My mind wandered and I felt like I wanted to slap myself in the face. I forgot about my own sister (definitely not the author forgetting about her own character nu-uh). I didn't ask how she was or anything yesterday. I guess I just had assumed that she was out of the hospital and doing okay, but obviously, she would have been just as badly hurt or worse than me. 

"Is Quinn still in the hospital?" I asked.

"She's still there. I haven't heard anything about her condition yet. Since it's a Saturday, we could go and visit her if you wanted."  He responded.

I nodded and got out of bed and started to get ready. I did the usual routine, Gerard helping me since I was still getting used to the crutches. Once I was done, Gerard and I drank some coffee before heading out the door. 

Once we arrived, we went and asked the receptionist for her room number. We got it and went to find her room. I didn't know what to expect, she could be awake or in a coma just like I was.

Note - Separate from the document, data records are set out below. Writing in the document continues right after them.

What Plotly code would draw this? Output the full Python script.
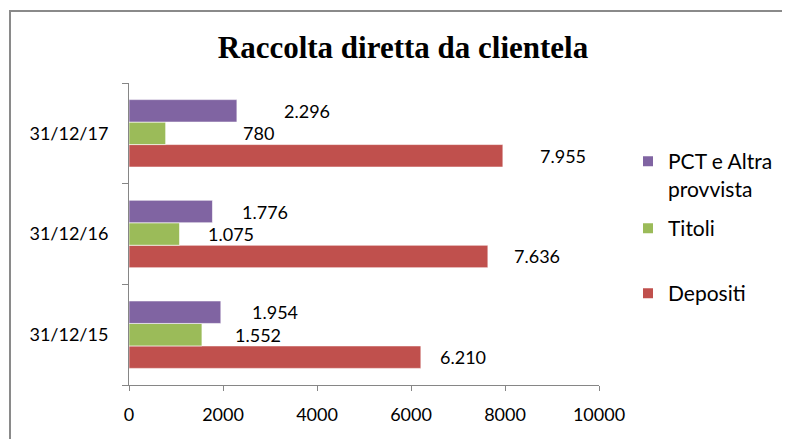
import plotly.graph_objects as go

# ---- data ----
categories = ["31/12/15", "31/12/16", "31/12/17"]
depositi = [6210, 7636, 7955]
titoli = [1552, 1075, 780]
pct = [1954, 1776, 2296]
x_ticks = [0, 2000, 4000, 6000, 8000, 10000]

series_names = ["Depositi", "Titoli", "PCT e Altra<br>provvista"]
series_values = [depositi, titoli, pct]
series_colors = ["#C0504D", "#9BBB59", "#8064A2"]

# label horizontal offsets (px) as placed in the reference
label_xshift = [[17, 24, 35], [31, 26, 75], [29, 28, 45]]

OFF = 8  # page body margin
W, H = 790, 439
PLOT_L, PLOT_R, PLOT_T, PLOT_B = 129, 599, 83, 385  # reference pixel box
ML = PLOT_L - OFF
MT = PLOT_T - OFF
PW = PLOT_R - PLOT_L
PH = PLOT_B - PLOT_T
MR = W - ML - PW
MB = H - MT - PH
BARGAP = 0.33
FONT = "Lato"
AXIS_COLOR = "#868686"

def fmt(v):
    return f"{v:,}".replace(",", ".")

def px_x(p):
    return (p - PLOT_L) / PW

def px_y(p):
    return (PLOT_B - p) / PH

fig = go.Figure()
legend_ids = ["legend3", "legend2", "legend"]
for i, (name, vals, col) in enumerate(zip(series_names, series_values, series_colors)):
    fig.add_trace(go.Bar(
        y=categories, x=vals, name=name, orientation="h",
        marker=dict(color=col, line=dict(color="white", width=0.6)),
        legend=legend_ids[i],
    ))

# data labels
nser = len(series_values)
bw = (1 - BARGAP) / nser
annotations = []
for s, vals in enumerate(series_values):
    for c, v in enumerate(vals):
        yc = c - (1 - BARGAP) / 2 + bw * (s + 0.5)
        annotations.append(dict(
            x=v, y=yc, xref="x", yref="y", text=fmt(v), showarrow=False,
            xanchor="left", yanchor="middle",
            xshift=label_xshift[s][c],
            font=dict(family=FONT, size=18, color="#000000"),
        ))

legend_style = dict(font=dict(family=FONT, size=21, color="#000000"),
                    bgcolor="rgba(0,0,0,0)", xanchor="left", yanchor="top",
                    valign="top", itemsizing="constant", tracegroupgap=0)

fig.update_layout(
    width=W, height=H, autosize=False,
    margin=dict(l=ML, r=MR, t=MT, b=MB, pad=0),
    paper_bgcolor="white", plot_bgcolor="white",
    title=dict(text="<b>Raccolta diretta da clientela</b>",
               font=dict(family="Liberation Serif", size=31, color="#000000"),
               x=(403 - OFF) / W, xanchor="center", xref="container",
               y=1 - (47 - OFF) / H, yanchor="middle", yref="container"),
    barmode="group", bargap=BARGAP, bargroupgap=0,
    xaxis=dict(range=[0, 10000], tickvals=x_ticks, ticktext=[str(t) for t in x_ticks],
               showgrid=False, zeroline=False, showline=True, linecolor=AXIS_COLOR,
               linewidth=1, ticks="outside", ticklen=5, tickcolor=AXIS_COLOR,
               ticklabelstandoff=8,
               tickfont=dict(family=FONT, size=18, color="#000000")),
    yaxis=dict(range=[-0.5, 2.5], type="category", categoryorder="array",
               categoryarray=categories, showgrid=False, zeroline=False,
               showline=True, linecolor=AXIS_COLOR, linewidth=1,
               ticks="outside", ticklen=6, tickcolor=AXIS_COLOR, tickson="boundaries",
               ticklabelstandoff=16,
               tickfont=dict(family=FONT, size=18, color="#000000")),
    legend=dict(x=px_x(628), y=px_y(141), **legend_style),
    legend2=dict(x=px_x(628), y=px_y(208), **legend_style),
    legend3=dict(x=px_x(628), y=px_y(273), **legend_style),
    annotations=annotations,
    shapes=[dict(type="rect", xref="paper", yref="paper",
                 x0=px_x(10), x1=px_x(W + 20), y0=px_y(H + 20), y1=px_y(11),
                 line=dict(color="#8a8a8a", width=2), fillcolor="rgba(0,0,0,0)",
                 layer="below")],
    showlegend=True,
)

fig.write_html("out.html")
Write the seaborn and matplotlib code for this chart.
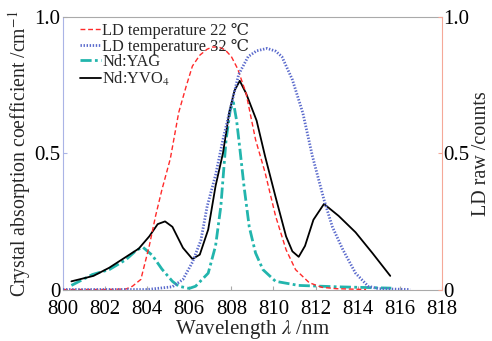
import matplotlib
matplotlib.use("Agg")
import matplotlib.pyplot as plt
import seaborn as sns

# LD spectrum at 22 C (right axis)
x_ld22 = [800.0, 801.0, 802.0, 803.0, 803.3, 803.7, 804.1, 804.4, 804.7, 805.1, 805.5, 805.85,
          806.15, 806.5, 806.85, 807.1, 807.4, 807.7, 808.0, 808.3, 808.7, 809.15, 809.6, 810.1,
          810.6, 811.05, 811.7, 812.3, 813.0, 814.4]
y_ld22 = [0.0, 0.0, 0.0, 0.002, 0.012, 0.037, 0.16, 0.27, 0.366, 0.48, 0.65, 0.745,
          0.82, 0.86, 0.882, 0.89, 0.89, 0.88, 0.855, 0.81, 0.72, 0.55, 0.43, 0.27,
          0.146, 0.073, 0.025, 0.008, 0.003, 0.0]

# LD spectrum at 32 C (right axis)
x_ld32 = [800.0, 802.0, 804.0, 805.2, 805.7, 806.15, 806.55, 806.85, 807.25, 807.6, 808.0, 808.35,
          808.8, 809.2, 809.7, 810.1, 810.4, 810.9, 811.4, 811.85, 812.4, 812.8, 813.3, 813.9,
          814.5, 815.0, 816.5]
y_ld32 = [0.0, 0.0, 0.0, 0.01, 0.037, 0.10, 0.18, 0.305, 0.42, 0.55, 0.68, 0.79,
          0.855, 0.876, 0.885, 0.875, 0.855, 0.77, 0.647, 0.49, 0.33, 0.23, 0.146, 0.06,
          0.012, 0.003, 0.0]

# Nd:YAG absorption (left axis)
x_yag = [800.4, 801.4, 802.2, 803.0, 803.5, 803.8, 804.25, 804.7, 805.2, 805.5, 806.0, 806.3,
         806.9, 807.25, 807.5, 807.75, 807.95, 808.1, 808.25, 808.4, 808.6, 808.85, 809.15, 809.5,
         810.1, 811.2, 813.0, 815.6]
y_yag = [0.015, 0.055, 0.073, 0.11, 0.145, 0.155, 0.125, 0.075, 0.03, 0.012, 0.004, 0.012,
         0.06, 0.16, 0.305, 0.55, 0.66, 0.686, 0.62, 0.52, 0.38, 0.23, 0.134, 0.073,
         0.03, 0.015, 0.01, 0.005]

# Nd:YVO4 absorption (left axis)
x_yvo = [800.4, 801.45, 802.2, 803.0, 803.6, 804.1, 804.5, 804.85, 805.2, 805.7, 806.15, 806.5,
         806.9, 807.25, 807.6, 807.9, 808.15, 808.4, 808.7, 809.2, 809.6, 810.1, 810.6, 810.9,
         811.2, 811.5, 811.9, 812.4, 813.1, 813.9, 814.7, 815.55]
y_yvo = [0.03, 0.05, 0.08, 0.12, 0.15, 0.195, 0.24, 0.25, 0.23, 0.153, 0.112, 0.128,
         0.22, 0.38, 0.50, 0.65, 0.73, 0.766, 0.72, 0.62, 0.49, 0.34, 0.195, 0.14,
         0.12, 0.16, 0.256, 0.314, 0.27, 0.21, 0.134, 0.05]

x_ticks = [800, 802, 804, 806, 808, 810, 812, 814, 816, 818]
y_ticks = [0, 0.5, 1.0]
y_ticklabels = ["0", "0.5", "1.0"]

sns.set_style("ticks")
plt.rcParams["font.family"] = ["Liberation Serif", "DejaVu Serif", "DejaVu Sans"]
plt.rcParams["mathtext.fontset"] = "stix"

fig = plt.figure(figsize=(4.92, 3.41), dpi=100)
ax = fig.add_axes([0.128, 0.151, 0.770, 0.799])
ax2 = ax.twinx()

sns.lineplot(x=x_ld22, y=y_ld22, ax=ax2, color="#ff2a2a", lw=1.0, linestyle=(0, (3.5, 2)),
             label="LD temperature 22 \u2103", legend=False)
sns.lineplot(x=x_ld32, y=y_ld32, ax=ax2, color="#5a6acc", lw=2.0, linestyle=(0, (0.5, 0.6)),
             label="LD temperature 32 \u2103", legend=False)
sns.lineplot(x=x_yag, y=y_yag, ax=ax, color="#22b5ad", lw=2.0, linestyle=(0, (4, 1.2, 1, 1.2)),
             label="Nd:YAG", legend=False)
sns.lineplot(x=x_yvo, y=y_yvo, ax=ax, color="black", lw=1.3,
             label="Nd:YVO$_4$", legend=False)

for a in (ax, ax2):
    a.set_xlim(800, 818)
    a.set_ylim(0, 1.0)
    a.set_yticks(y_ticks)
    a.set_yticklabels(y_ticklabels)

ax.set_xticks(x_ticks)
ax.tick_params(axis="both", direction="in", length=3, labelsize=15)
ax.tick_params(axis="x", colors="#aaaaaa", labelcolor="black", pad=7.5)
ax.tick_params(axis="y", colors="#aab4e6", labelcolor="black", pad=2)
ax2.tick_params(axis="y", direction="in", length=3, labelsize=15, colors="#f5a898",
                labelcolor="black", pad=1)

ax.spines["left"].set_color("#aab4e6")
ax.spines["top"].set_color("#aaaaaa")
ax.spines["bottom"].set_color("#aaaaaa")
ax.spines["right"].set_visible(False)
ax2.spines["right"].set_color("#f5a898")
for s in ("left", "top", "bottom"):
    ax2.spines[s].set_visible(False)

ax.set_xlabel("Wavelength $\\lambda$ /nm", fontsize=15, labelpad=-1)
ax.set_ylabel("Crystal absorption coefficient /cm$^{-1}$", fontsize=14.2, labelpad=1)
ax2.set_ylabel("LD raw /counts", fontsize=14.5, labelpad=2)

h1, l1 = ax2.get_legend_handles_labels()
h2, l2 = ax.get_legend_handles_labels()
ax2.legend(h1 + h2, l1 + l2, loc="upper left", bbox_to_anchor=(0.015, 1.02), frameon=False,
           fontsize=11.8, handlelength=1.25, handletextpad=0.1, labelspacing=-0.03,
           borderpad=0.2)

plt.savefig("out.png", dpi=100)
plt.close()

We located her room and stepped inside. I stood at her bedside, staring at her unconscious body. Unlike her usual confident, tough, take-no-shit posture, she looked frail and deathly. Her skin was terribly pale and sweat covered her forehead like she was sweating off a fever. Her eyes held heavy bags and her lips were cracked and faded. Not to mention the many casts and bandages that covered various parts of her body.

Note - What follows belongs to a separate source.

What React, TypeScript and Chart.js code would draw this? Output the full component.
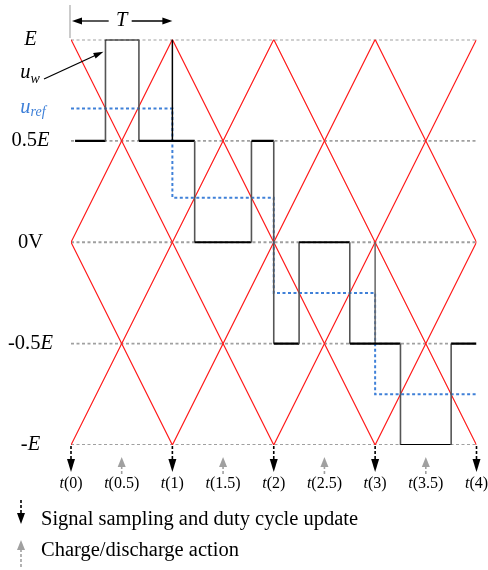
import React, { useEffect, useRef } from 'react';
import { Chart, registerables } from 'chart.js';

Chart.register(...registerables);

// ---------- data ----------
const sampleTimes = [0, 1, 2, 3, 4];
const sampleLabels = ['0', '1', '2', '3', '4'];
const chargeTimes = [0.5, 1.5, 2.5, 3.5];
const chargeLabels = ['0.5', '1.5', '2.5', '3.5'];

const refEdges = [0, 1, 2, 3, 4];
const uRef = [0.66, 0.22, -0.25, -0.75];

const uwEdges = [0.04, 0.34, 0.67, 1.22, 1.78, 2, 2.25, 2.75, 3.25, 3.75, 4];
const uwLevel = [0.5, 1, 0.5, 0, 0.5, -0.5, 0, -0.5, -1, -0.5];

const carrier1T = [0, 2, 4];
const carrier1V = [1, -1, 1];
const carrier2T = [0, 1, 3, 4];
const carrier2V = [0, 1, -1, 0];
const carrier3T = [0, 2, 4];
const carrier3V = [-1, 1, -1];
const carrier4T = [0, 1, 3, 4];
const carrier4V = [0, -1, 1, 0];

const gridLevels = [1, 0.5, 0, -0.5, -1];
const levelPrefix = ['', '0.5', '0V', '-0.5', '-'];
const levelItalic = ['E', 'E', '', 'E', 'E'];

const markT = [1, 3];
const markFrom = [1, 0];
const markTo = [0.5, -0.5];

const legendTexts = ['Signal sampling and duty cycle update', 'Charge/discharge action'];

const SERIF = "'Liberation Serif', 'Times New Roman', serif";
const RED = '#ff1a1a';
const BLUE = '#3f80d8';
const GRAY = '#a0a0a0';

// ---------- helpers ----------
function pts(ts: number[], vs: number[]) {
  return ts.map((t, i) => ({ x: t, y: vs[i] }));
}

function stairs(edges: number[], levels: number[]) {
  const out: { x: number; y: number }[] = [];
  for (let i = 0; i < levels.length; i++) {
    out.push({ x: edges[i], y: levels[i] });
    out.push({ x: edges[i + 1], y: levels[i] });
  }
  return out;
}

function arrowHead(ctx: CanvasRenderingContext2D, tx: number, ty: number, ang: number, len: number, w: number, color: string) {
  ctx.save();
  ctx.fillStyle = color;
  ctx.beginPath();
  const bx = tx - len * Math.cos(ang);
  const by = ty - len * Math.sin(ang);
  ctx.moveTo(tx, ty);
  ctx.lineTo(bx + (w / 2) * Math.sin(ang), by - (w / 2) * Math.cos(ang));
  ctx.lineTo(bx - (w / 2) * Math.sin(ang), by + (w / 2) * Math.cos(ang));
  ctx.closePath();
  ctx.fill();
  ctx.restore();
}

function line(ctx: CanvasRenderingContext2D, x1: number, y1: number, x2: number, y2: number, color: string, width: number, dash: number[] = []) {
  ctx.save();
  ctx.strokeStyle = color;
  ctx.lineWidth = width;
  ctx.setLineDash(dash);
  ctx.beginPath();
  ctx.moveTo(x1, y1);
  ctx.lineTo(x2, y2);
  ctx.stroke();
  ctx.restore();
}

type Part = { text: string; italic?: boolean; size: number; dy?: number; color?: string };

function drawParts(ctx: CanvasRenderingContext2D, parts: Part[], x: number, y: number, align: 'center' | 'left') {
  ctx.save();
  ctx.textBaseline = 'middle';
  ctx.textAlign = 'left';
  let total = 0;
  const widths = parts.map((p) => {
    ctx.font = `${p.italic ? 'italic ' : ''}${p.size}px ${SERIF}`;
    const w = ctx.measureText(p.text).width;
    total += w;
    return w;
  });
  let cx = align === 'center' ? x - total / 2 : x;
  parts.forEach((p, i) => {
    ctx.font = `${p.italic ? 'italic ' : ''}${p.size}px ${SERIF}`;
    ctx.fillStyle = p.color || '#000';
    ctx.fillText(p.text, cx, y + (p.dy || 0));
    cx += widths[i];
  });
  ctx.restore();
}

const annotations = {
  id: 'annotations',
  beforeDraw(chart: any) {
    const { ctx } = chart;
    ctx.save();
    ctx.fillStyle = '#fff';
    ctx.fillRect(0, 0, chart.width, chart.height);
    ctx.restore();
  },
  afterDraw(chart: any) {
    const { ctx } = chart;
    const xs = chart.scales.x;
    const ys = chart.scales.y;
    const yBottom = ys.getPixelForValue(-1);

    // level labels
    gridLevels.forEach((lv, i) => {
      const parts: Part[] = [];
      if (levelPrefix[i]) parts.push({ text: levelPrefix[i], size: 20.5 });
      if (levelItalic[i]) parts.push({ text: levelItalic[i], italic: true, size: 20.5 });
      drawParts(ctx, parts, 30.5, ys.getPixelForValue(lv), 'center');
    });

    // u_ref label
    drawParts(
      ctx,
      [
        { text: 'u', italic: true, size: 20.5, color: BLUE, dy: -1 },
        { text: 'ref', italic: true, size: 14, color: BLUE, dy: 4 },
      ],
      33,
      ys.getPixelForValue(uRef[0]),
      'center'
    );

    // u_w label + arrow
    const uwY = ys.getPixelForValue(0.83);
    drawParts(
      ctx,
      [
        { text: 'u', italic: true, size: 20.5, dy: -1 },
        { text: 'w', italic: true, size: 14, dy: 5 },
      ],
      30,
      uwY,
      'center'
    );
    const tipX = xs.getPixelForValue(uwEdges[1]) - 2;
    const tipY = ys.getPixelForValue(0.94);
    const sx = 44;
    const sy = uwY + 5;
    const ang = Math.atan2(tipY - sy, tipX - sx);
    line(ctx, sx, sy, tipX - 8 * Math.cos(ang), tipY - 8 * Math.sin(ang), '#000', 1.3);
    arrowHead(ctx, tipX, tipY, ang, 10, 6, '#000');

    // T period marker
    const x0 = xs.getPixelForValue(0);
    const x1 = xs.getPixelForValue(1);
    line(ctx, x0 - 1, 5, x0 - 1, 38, '#b0b0b0', 1.3);
    const ty = 21;
    const tMid = (x0 + x1) / 2;
    line(ctx, x0 + 8, ty, tMid - 13, ty, '#000', 1.3);
    line(ctx, tMid + 10, ty, x1 - 8, ty, '#000', 1.3);
    arrowHead(ctx, x0 + 1, ty, Math.PI, 10, 7, '#000');
    arrowHead(ctx, x1, ty, 0, 10, 7, '#000');
    drawParts(ctx, [{ text: 'T', italic: true, size: 20.5 }], tMid, ty, 'center');

    // sampling arrows (down, black, dashed)
    sampleTimes.forEach((t, i) => {
      const px = xs.getPixelForValue(t);
      line(ctx, px, yBottom + 1, px, yBottom + 15, '#000', 1.6, [3, 2]);
      arrowHead(ctx, px, yBottom + 27, Math.PI / 2, 13, 8, '#000');
      drawParts(
        ctx,
        [
          { text: 't', italic: true, size: 16 },
          { text: `(${sampleLabels[i]})`, size: 16 },
        ],
        px,
        yBottom + 39,
        'center'
      );
    });

    // charge arrows (up, gray, dashed)
    chargeTimes.forEach((t, i) => {
      const px = xs.getPixelForValue(t);
      arrowHead(ctx, px, yBottom + 12, -Math.PI / 2, 10, 8, '#a0a0a0');
      line(ctx, px, yBottom + 21, px, yBottom + 31, '#a0a0a0', 1.6, [3, 2]);
      drawParts(
        ctx,
        [
          { text: 't', italic: true, size: 16 },
          { text: `(${chargeLabels[i]})`, size: 16 },
        ],
        px,
        yBottom + 39,
        'center'
      );
    });

    // legend
    line(ctx, 21, 500, 21, 513, '#000', 1.6, [3, 2]);
    arrowHead(ctx, 21, 524, Math.PI / 2, 11, 8, '#000');
    drawParts(ctx, [{ text: legendTexts[0], size: 20.5 }], 41, 520, 'left');

    arrowHead(ctx, 21, 540, -Math.PI / 2, 10, 8, '#a0a0a0');
    line(ctx, 21, 549, 21, 568, '#a0a0a0', 1.6, [3, 2]);
    drawParts(ctx, [{ text: legendTexts[1], size: 20.5 }], 41, 551, 'left');
  },
};

export default function App() {
  const ref = useRef<HTMLCanvasElement | null>(null);

  useEffect(() => {
    if (!ref.current) return;
    const base = { showLine: true, pointRadius: 0, pointHoverRadius: 0, fill: false, tension: 0 };

    const datasets: any[] = [
      {
        ...base,
        label: 'u_w',
        data: stairs(uwEdges, uwLevel),
        borderColor: '#000',
        borderWidth: 2,
        segment: {
          borderColor: (c: any) => (Math.abs(c.p0.x - c.p1.x) < 0.01 ? '#555' : '#000'),
          borderWidth: (c: any) => (Math.abs(c.p0.x - c.p1.x) < 0.01 ? 1.6 : 2.2),
        },
      },
      ...markT.map((t, i) => ({
        ...base,
        label: 'mark' + i,
        data: [
          { x: t, y: markFrom[i] },
          { x: t, y: markTo[i] },
        ],
        borderColor: i === 0 ? '#000' : '#666',
        borderWidth: 1.5,
      })),
      {
        ...base,
        label: 'u_ref',
        data: stairs(refEdges, uRef),
        borderColor: BLUE,
        borderWidth: 2,
        borderDash: [3, 2.5],
      },
      ...[
        pts(carrier1T, carrier1V),
        pts(carrier2T, carrier2V),
        pts(carrier3T, carrier3V),
        pts(carrier4T, carrier4V),
      ].map((d, i) => ({
        ...base,
        label: 'carrier' + (i + 1),
        data: d,
        borderColor: RED,
        borderWidth: 1.2,
      })),
      ...gridLevels.map((lv, i) => ({
        ...base,
        label: 'grid' + i,
        data: [
          { x: 0, y: lv },
          { x: 4, y: lv },
        ],
        borderColor: GRAY,
        borderWidth: 1.8,
        borderDash: [3, 2.5],
      })),
    ];

    const chart = new Chart(ref.current, {
      type: 'scatter',
      data: { datasets },
      options: {
        responsive: false,
        animation: false,
        events: [],
        layout: { padding: { left: 71, right: 11.5, top: 39.5, bottom: 125 } },
        plugins: { legend: { display: false }, tooltip: { enabled: false } },
        scales: {
          x: { type: 'linear', min: 0, max: 4, display: false },
          y: { type: 'linear', min: -1, max: 1, display: false },
        },
      },
      plugins: [annotations],
    });
    return () => chart.destroy();
  }, []);

  return (
    <canvas
      ref={ref}
      width={488}
      height={570}
      style={{ position: 'absolute', left: 0, top: 0, width: 488, height: 570 }}
    />
  );
}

I couldn't help but tear up. Seeing her like that made my heart wrench. She had been there for me my entire life, and seeing her like that brought the thought that she might leave me. As those thoughts came, they made the tears fall faster.

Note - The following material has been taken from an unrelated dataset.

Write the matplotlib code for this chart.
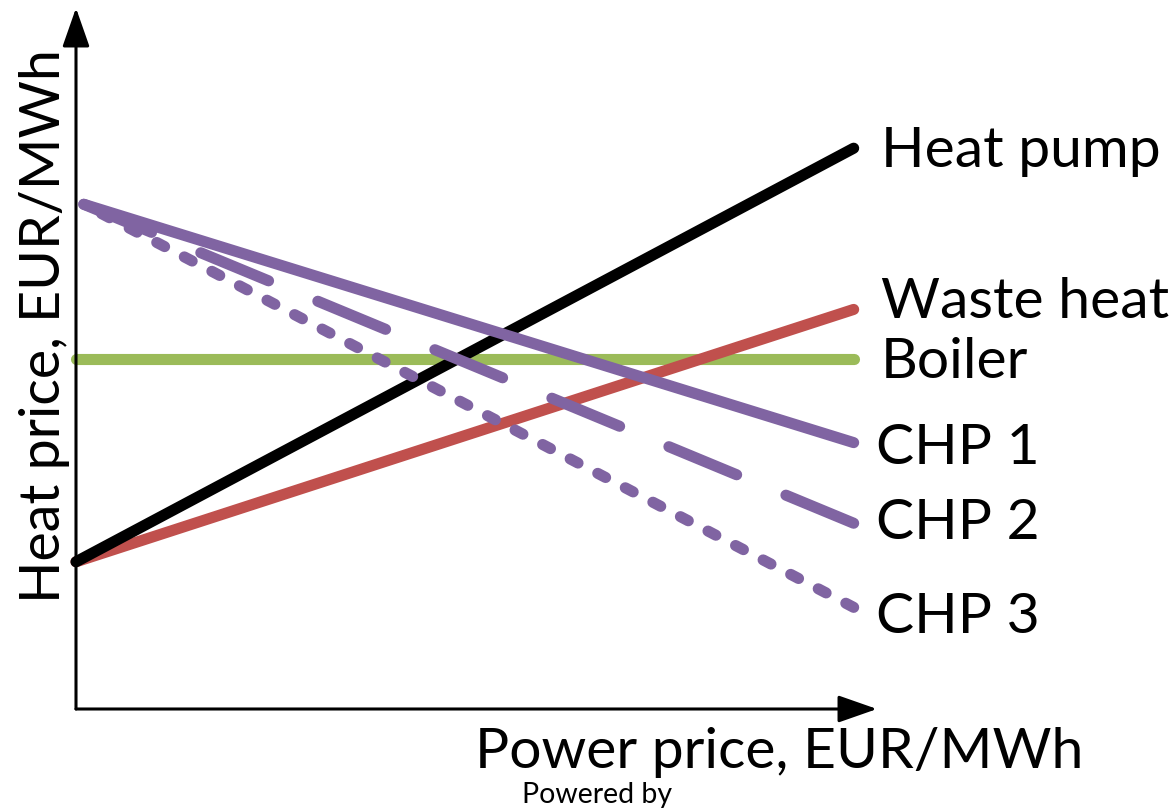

Gerard wrapped me in a hug and stroked my hair, whispering comforting sentiments to me. We stayed like that for a minute before I moved away to hold her hand, rubbing circles into the back of it. Just then, her doctor walked in. 

"Is there any good news doctor?" I asked hopefully. 

"Not at the moment. I'm sorry I have to break this to you, we don't think she's gonna make it. Her injuries are far too severe, she's in critical condition. It's been seven days and she still hasn't had any signs of waking up or getting any better. I think it would be smart of you to savor these moments left with her." She reported. 

I broke down again. My suspicions were correct and she probably will be gone in the next few days. I just wasn't ready to succumb to that. It was just something I couldn't imagine happening. 

The doctor left us alone once more. We were there for a while longer, I didn't really want to leave her but it was time we had to go home. 

I'm sure Gerard was absolutely worn out from consoling me the whole time we were there. It was gonna be a terrible time when she finally passed, for me, for my family, and Gerard. I'm a lot to handle when I go through grief. As aforementioned, my girlfriend passed and that was such a traumatic time for me. It was a clear demonstration that I struggle with grief and loss. And I was gonna have to go through that same feeling again. 

We drove home and by then, I'd finally run out of tears. Don't misunderstand me, I was still broken up on the inside. Anyway, we walked to the front door and I turned to face him.